Quelle società in odore di ’ndrangheta. Finte assunzioni per frodare l’Inps

L’inchiesta L’operazione di polizia su persone vicine ai clan: i trucchi per la disoccupazione. Gli accusati di metodo mafioso fabbricano documentazione inesistente e incassano soldi facili

«Cugino, dobbiamo riprendere tutta la situazione delle buste paghe perché non risultano i contributi, quelli vecchi risultano fino a dicembre del 2019 e quindi si deve fare tutto il 2020 e poi tutto il 2021 perché poi, se ci licenziano, possiamo fare la domanda di disoccupazione».

Tra il rumore di una pistola che viene “scarrellata” e un affare di droga, nelle maglie delle intercettazioni sui gruppi in odor di crimine organizzato arrestati nelle scorse settimane dalla polizia di Como, ogni tanto si parlava di finanza. O, meglio, di come farsi beffe dei sistemi finanziari e, ovviamente, dello Stato. Con alcune società amministrate di fatto - secondo l’accusa - da personaggi indagati per reati commessi con l’aggravante del metodo mafioso, che venivano utilizzate per far soldi facili, attraverso scorciatoie illegali. Tra i tanti trucchi contestati, anche quello delle finte assunzioni per frodare l’Inps.

I personaggi al centro di questi giri sono, stando alle carte dell’accusa, Marco Bono, 49 anni, originario di Rosarno, imparentato con la famiglia Pesce - dell’omonima cosca - e residente a Cadorago, insieme ai soci Giovanni Pirrottina e il figlio Giacomo, residenti a Ponsacco ma che ogni weekend tornano in Brianza.

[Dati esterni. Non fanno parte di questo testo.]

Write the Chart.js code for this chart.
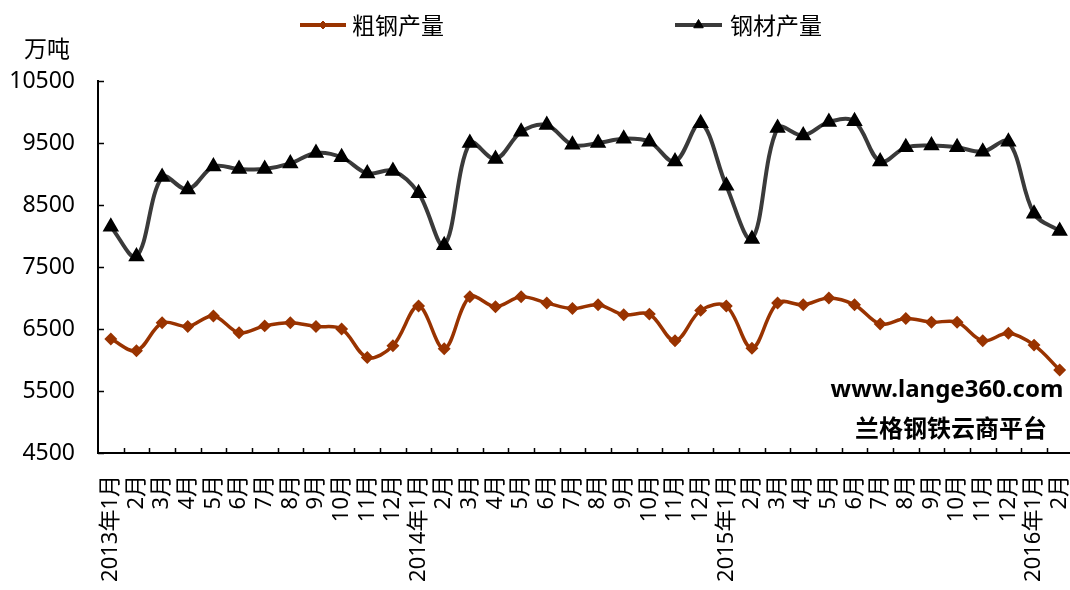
<!DOCTYPE html>
<html>
<head>
<meta charset="utf-8">
<title>粗钢产量与钢材产量</title>
<script src="https://cdn.jsdelivr.net/npm/chart.js@4.4.1/dist/chart.umd.min.js"></script>
<style>
  html, body { margin: 0; padding: 0; background: #ffffff; overflow: hidden; }
  #wrap { width: 1070px; height: 590px; position: relative; overflow: hidden; }
  #chart { position: absolute; left: 0; top: 0; }
</style>
</head>
<body>
<div id="wrap"><canvas id="chart" width="1082" height="590"></canvas></div>
<script>
// Monthly output, 万吨
const monthLabels = [
  '2013年1月', '2月', '3月', '4月', '5月', '6月', '7月', '8月', '9月', '10月', '11月', '12月',
  '2014年1月', '2月', '3月', '4月', '5月', '6月', '7月', '8月', '9月', '10月', '11月', '12月',
  '2015年1月', '2月', '3月', '4月', '5月', '6月', '7月', '8月', '9月', '10月', '11月', '12月',
  '2016年1月', '2月'
];

const crudeSteel = [
  6340, 6150, 6600, 6540, 6710, 6440, 6550, 6600, 6540, 6500, 6040, 6230,
  6870, 6180, 7020, 6860, 7020, 6920, 6830, 6890, 6730, 6740, 6310, 6800,
  6870, 6190, 6920, 6890, 7000, 6890, 6580, 6670, 6610, 6610, 6310, 6430,
  6240, 5840
];

const steelProducts = [
  8150, 7670, 8950, 8750, 9120, 9080, 9080, 9170, 9340, 9270, 9010, 9050,
  8690, 7850, 9500, 9240, 9680, 9790, 9470, 9500, 9570, 9520, 9200, 9820,
  8810, 7950, 9740, 9620, 9840, 9850, 9200, 9430, 9460, 9430, 9360, 9520,
  8360, 8080
];

const yTicks = [4500, 5500, 6500, 7500, 8500, 9500, 10500];

const FONT = "'Noto Sans', 'Noto Sans CJK SC', sans-serif";
const CJK = "'Noto Sans CJK SC', 'Noto Sans', sans-serif";

// Inward tick marks, legend, unit label and site caption
const decor = {
  id: 'decor',
  afterDraw(chart) {
    const ctx = chart.ctx;
    const xs = chart.scales.x;
    const ys = chart.scales.y;
    const area = chart.chartArea;
    ctx.save();
    ctx.strokeStyle = '#000';
    ctx.lineWidth = 1.5;
    ctx.beginPath();
    for (let i = 1; i <= monthLabels.length; i++) {
      const px = Math.round(xs.getPixelForValue(i - 0.5)) + 0.5;
      ctx.moveTo(px, area.bottom);
      ctx.lineTo(px, area.bottom - 5);
    }
    yTicks.forEach(v => {
      const py = Math.round(ys.getPixelForValue(v)) + 0.5;
      ctx.moveTo(area.left, py);
      ctx.lineTo(area.left + 6, py);
    });
    ctx.stroke();

    // legend
    const legendItems = [
      { ds: chart.data.datasets[0], x0: 300, x1: 346, tx: 352 },
      { ds: chart.data.datasets[1], x0: 675, x1: 722, tx: 730 }
    ];
    const ly = 25;
    legendItems.forEach(it => {
      ctx.strokeStyle = it.ds.borderColor;
      ctx.lineWidth = 4;
      ctx.beginPath();
      ctx.moveTo(it.x0, ly);
      ctx.lineTo(it.x1, ly);
      ctx.stroke();
      ctx.fillStyle = it.ds.pointBackgroundColor;
      ctx.strokeStyle = it.ds.pointBorderColor;
      ctx.lineWidth = 1;
      Chart.helpers.drawPoint(ctx, {
        pointStyle: it.ds.pointStyle,
        radius: it.ds.pointRadius,
        rotation: 0,
        borderWidth: 1
      }, (it.x0 + it.x1) / 2, ly);
      ctx.fillStyle = '#000';
      ctx.font = '23px ' + CJK;
      ctx.textAlign = 'left';
      ctx.textBaseline = 'middle';
      ctx.fillText(it.ds.label, it.tx, ly);
    });

    // unit
    ctx.fillStyle = '#000';
    ctx.font = '23px ' + CJK;
    ctx.textAlign = 'center';
    ctx.textBaseline = 'middle';
    ctx.fillText('万吨', 47, 48);

    // caption
    ctx.font = 'bold 24px ' + FONT;
    ctx.fillText('www.lange360.com', 947, 390);
    ctx.font = 'bold 24px ' + CJK;
    ctx.fillText('兰格钢铁云商平台', 951, 428);
    ctx.restore();
  }
};

new Chart(document.getElementById('chart'), {
  type: 'line',
  data: {
    labels: monthLabels,
    datasets: [
      {
        label: '粗钢产量',
        data: crudeSteel,
        borderColor: '#993300',
        backgroundColor: '#993300',
        pointBackgroundColor: '#993300',
        pointBorderColor: '#993300',
        borderWidth: 3.5,
        pointStyle: 'rectRot',
        pointRadius: 4,
        tension: 0.35,
        fill: false
      },
      {
        label: '钢材产量',
        data: steelProducts,
        borderColor: '#3a3a3a',
        backgroundColor: '#000000',
        pointBackgroundColor: '#000000',
        pointBorderColor: '#000000',
        borderWidth: 4,
        pointStyle: 'triangle',
        pointRadius: 5.5,
        tension: 0.35,
        fill: false
      }
    ]
  },
  options: {
    responsive: false,
    animation: false,
    devicePixelRatio: 1,
    layout: { padding: { top: 81, right: 0, bottom: 0, left: 0 } },
    plugins: {
      legend: { display: false },
      tooltip: { enabled: false }
    },
    scales: {
      x: {
        type: 'category',
        offset: true,
        grid: { display: false, drawTicks: false, offset: true },
        border: { display: true, color: '#000', width: 2 },
        ticks: {
          autoSkip: false,
          minRotation: 90,
          maxRotation: 90,
          padding: 22,
          color: '#000',
          font: { size: 22, family: FONT }
        },
        afterFit(s) { s.height = 137; s.paddingLeft = 0; s.paddingRight = 0; }
      },
      y: {
        min: 4500,
        max: 10500,
        afterBuildTicks(s) { s.ticks = yTicks.map(v => ({ value: v })); },
        grid: { display: false, drawTicks: false },
        border: { display: true, color: '#000', width: 2 },
        ticks: {
          padding: 23,
          color: '#000',
          font: { size: 23, family: FONT },
          callback: v => String(v)
        },
        afterFit(s) { s.width = 98; }
      }
    }
  },
  plugins: [decor]
});
</script>
</body>
</html>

Gli investigatori lo scrivono nero su bianco: «È stato ampiamente documentato il coinvolgimento di alcuni indagati in false assunzioni a danno Inps, allo scopo di appropriarsi indebitamente dell’indennità di disoccupazione».

«Ti pago, mi assumi»

Ad esempio, nel corso delle intercettazioni è emerso il ruolo della Forom srl, la stessa società accusata di aver tentato di frodare quasi 700mila euro con il fondo per le Pmi. Nel corso di una chiacchiera, ad esempio, vengono sintetizzati i costi da sostenere, per poter procedere alla finta assunzione: «300 euro per l’assunzione e 500 euro al mese, al momento del ritiro della busta paga». Poi un anno di disoccupazione pagata dallo Stato.

Un ruolo di rilevanza in questa dinamica, secondo i detective della squadra mobile di Como e dello Sco di Roma è stato svolto dalla società B.P. Group di Marco Bono. Le cui false assunzioni non servivano solo per poter poi accedere alla disoccupazione, ma anche «per documentare a società finanziarie l’impiego di risorse e indurle a concedere prestiti».

Un finto reddito per il mutuo

Lo spiega molto bene Giovanni Pirrottina viene intercettato mentre parla all’amico Mario: «Potremmo potrebbero procedere alla tua assunzione fittizia». In questo modo lui avrebbe la possibilità di documentare un impiego e così “gonfiare” la dichiarazione dei redditi e fingersi titolare di una seconda attività come “procacciatore” d’affari, attività in realtà mai esercitata, in modo da consentirgli di ottenere subito il finanziamento fino a 30mila euro.

Un vortice che dimostra come la criminalità organizzata stia sempre più puntando sul mondo economico e societario, infilandosi nelle pieghe delle normative per ottenere soldi facili producendo documenti falsi attraverso a ditte di fatto fantasma.